8691 - The Codex Sierra: A Multi-Cultural Text from Early Colonial Mexico

Written from 1550 to 1564, the Codex Sierra is a complex, multi-faceted manuscript that documents multiple changes in Mesoamerica only a few decades after the conquest. The “codex” is actually a book of accounts from Santa Catalina Texupa, a Mixtec-Chocho community in the Mixteca Alta, Oaxaca. The book’s 62 pages feature parallel pictographic, alphabetic, and numerical components. The pictorial portion is arranged on the left side of the page; Nahuatl-language entries and occasional Mixtec-language references to year dates, written in the roman alphabet, occupy the middle column; quantities of pesos, recorded with both arabic and roman numerals, are enumerated on the right side of the page. The book represents a colonial genre of record-keeping known as las cuentas de la comunidad or community accounts, designed to monitor the expenses paid out of the la caja de la comunidad , the community treasury.

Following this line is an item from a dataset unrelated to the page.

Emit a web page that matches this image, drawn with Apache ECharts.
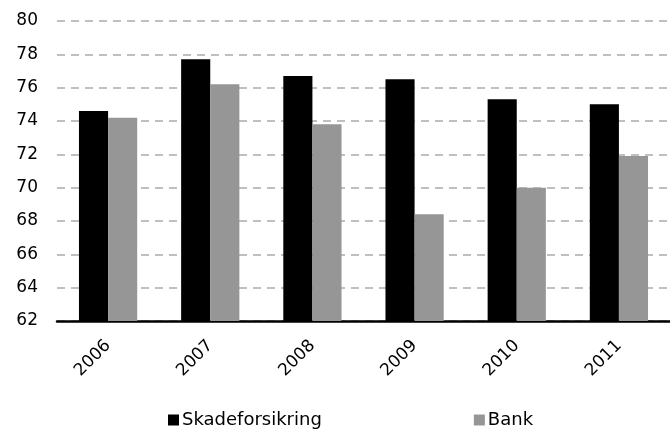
<!DOCTYPE html>
<html>
<head>
<meta charset="utf-8">
<script src="https://cdn.jsdelivr.net/npm/echarts@6/dist/echarts.min.js"></script>
<style>
html,body{margin:0;padding:0;background:#fff;}
#chart{width:670px;height:429px;}
</style>
</head>
<body>
<div id="chart"></div>
<script>
const categories = ['2006', '2007', '2008', '2009', '2010', '2011'];
const skadeforsikring = [74.6, 77.7, 76.7, 76.5, 75.3, 75.0];
const bank = [74.2, 76.2, 73.8, 68.4, 70.0, 71.9];
const seriesNames = ['Skadeforsikring', 'Bank'];

const font = '"DejaVu Sans", Verdana, sans-serif';
const chart = echarts.init(document.getElementById('chart'));
chart.setOption({
  animation: false,
  textStyle: { fontFamily: font },
  grid: { left: 57, right: -7, top: 21, bottom: 108, containLabel: false },
  legend: {
    data: seriesNames,
    left: 163,
    top: 406,
    itemWidth: 11,
    itemHeight: 11,
    itemGap: 152,
    icon: 'rect',
    textStyle: { fontFamily: font, fontSize: 18, color: '#000', padding: [0, 0, 0, -2] }
  },
  xAxis: {
    type: 'category',
    data: categories,
    axisLine: { lineStyle: { color: '#000', width: 2.5 } },
    axisTick: { show: false },
    axisLabel: { rotate: 45, fontSize: 17, color: '#000', fontFamily: font, margin: 22 },
    splitLine: { show: false }
  },
  yAxis: {
    type: 'value',
    min: 62,
    max: 80,
    interval: 2,
    axisLine: { show: false },
    axisTick: { show: false },
    axisLabel: { fontSize: 17, color: '#000', fontFamily: font, margin: 19 },
    splitLine: { lineStyle: { color: '#bfbfbf', type: [8, 6], width: 2 } }
  },
  series: [
    {
      name: seriesNames[0], type: 'bar', data: skadeforsikring,
      itemStyle: { color: '#000000' }, barWidth: '28.5%', barGap: '0%'
    },
    {
      name: seriesNames[1], type: 'bar', data: bank,
      itemStyle: { color: '#969696' }, barWidth: '28.5%', barGap: '0%'
    }
  ]
});
</script>
</body>
</html>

In its use of parallel alphabetic and pictographic text, the Codex Sierra offers numerous clues as to how the artists/writers of the composition employed pictorial conventions to convey meaning and concepts. The text also sheds light on many European introductions, especially the money economy. This presentation highlights some of the most important features of this indigenous text, focusing on recent finds and revelations resulting from a new translation and close reading of the manuscript.